J’apprends par la presse que « plus de trois mille chercheurs en robotique et en intelligence artificielle du monde entier ont signé une lettre ouverte demandant l’interdiction des " robots tueurs autonomes ", capables à brève échéance de sélectionner et d’exécuter des cibles sans intervention humaine. »
Je crois au contraire que dans le contexte international actuel, l’Occident et ses alliés doivent continuer de développer au plus vite ces nouvelles armes de haute technologie en complément de la dissuasion nucléaire.
Depuis le début de la guerre froide au vingtième siècle, les gens de ma génération ont vécu dans la hantise d’une troisième guerre mondiale entre les forces de l’Otan et celles du Pacte de Varsovie dont le champ de bataille eût été l’Europe.
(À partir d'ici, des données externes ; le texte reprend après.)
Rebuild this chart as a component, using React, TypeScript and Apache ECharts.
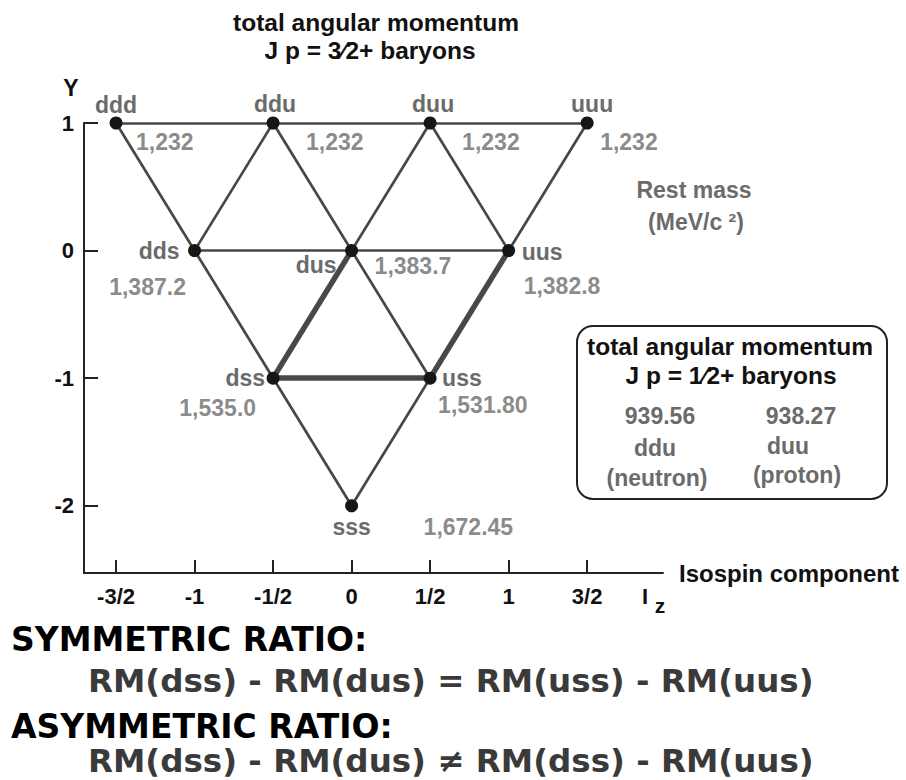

Malgré de nombreuses alertes (la plus connue étant la crise des missiles de Cuba, mais il y en eut bien d’autres, y compris avant la chute du mur de Berlin) le cataclysme n’a pas eu lieu car pour les belligérants, s’emparer d’un territoire dévasté pour toujours par l’arme nucléaire ne présentait pas d’intérêt. Résultat : une paix armée et relative dans un Occident à peu près démocratique même si la guerre continuait de manière conventionnelle hors de ses frontières par états lointains interposés.
Hélas, nous avons basculé dans un rapport de force radicalement différent dans lequel l’effroi nucléaire n’est plus le médiateur ultime puisque l’ennemi d’aujourd’hui, contrairement à l’ennemi d’hier, n’a absolument rien en commun avec nous, ni dans sa nature ni dans ses objectifs ni dans ses critères de victoire ou de défaite. L’ennemi actuel pense qu’il peut gagner au Ciel même s’il perd sur Terre, ce qui peut le conduire à envisager l’holocauste nucléaire comme une option acceptable puisqu’il a foi en ce qu’il estime être la vraie vie, celle qu’il ne situe pas en ce bas monde mais dans l’Au-delà. Pour l’Occident, une telle posture remet en cause le concept de dissuasion qui reposait sur un équilibre de la terreur entre des ennemis ayant la même conception de la vie et de la mort.
Maintenant que des actes de guerre sont commis sur son territoire, l’Occident connaît une phase d’adaptation. Cette adaptation passe par le deuil et l’abandon du déni de réalité.
Le deuil : l’Occident doit faire le deuil de son désir certes légitime mais illusoire de n’avoir point d’ennemi.
L’abandon du déni de réalité : l’Occident doit admettre qu’il est menacé chez lui, y compris de l’intérieur.
L’Occident doit aussi se libérer de sa mauvaise conscience historique sur laquelle prolifèrent trop de courants de pensée désuets et hostiles à sa culture et à son mode de vie. Il sait faire son examen de conscience et se remettre en question mais cette capacité ne doit pas le paralyser, surtout face à la menace actuelle.
La dissuasion nucléaire massive telle que nous la connaissons (le premier à tirer certain d’être le second à mourir) étant moins opérante (voire plus du tout) en présence d’un ennemi qui raisonne selon des critères différents, l’Occident adapte à juste titre sa défense en renforçant la recherche et le développement de son armement de haute technologie (drones, robots programmés et pilotés à distance, armes nucléaires miniaturisées et, bientôt, les fameux « robots tueurs autonomes ») parce que, Dieu merci, les opinions publiques occidentales ne tolèrent plus de se résigner au sacrifice de leurs enfants sur les champs de bataille ainsi que cela fut le cas lors des deux derniers conflits mondiaux.
Cette nécessaire montée en puissance de l’armement de haute technologie dont les Américains et les Français sont leaders a aussi pour corollaire l’abandon de toute idée de retour à cette inutile et coûteuse ineptie qu’était le service militaire obligatoire depuis longtemps définitivement inadapté aux exigences humaines et techniques de l’armée de métier.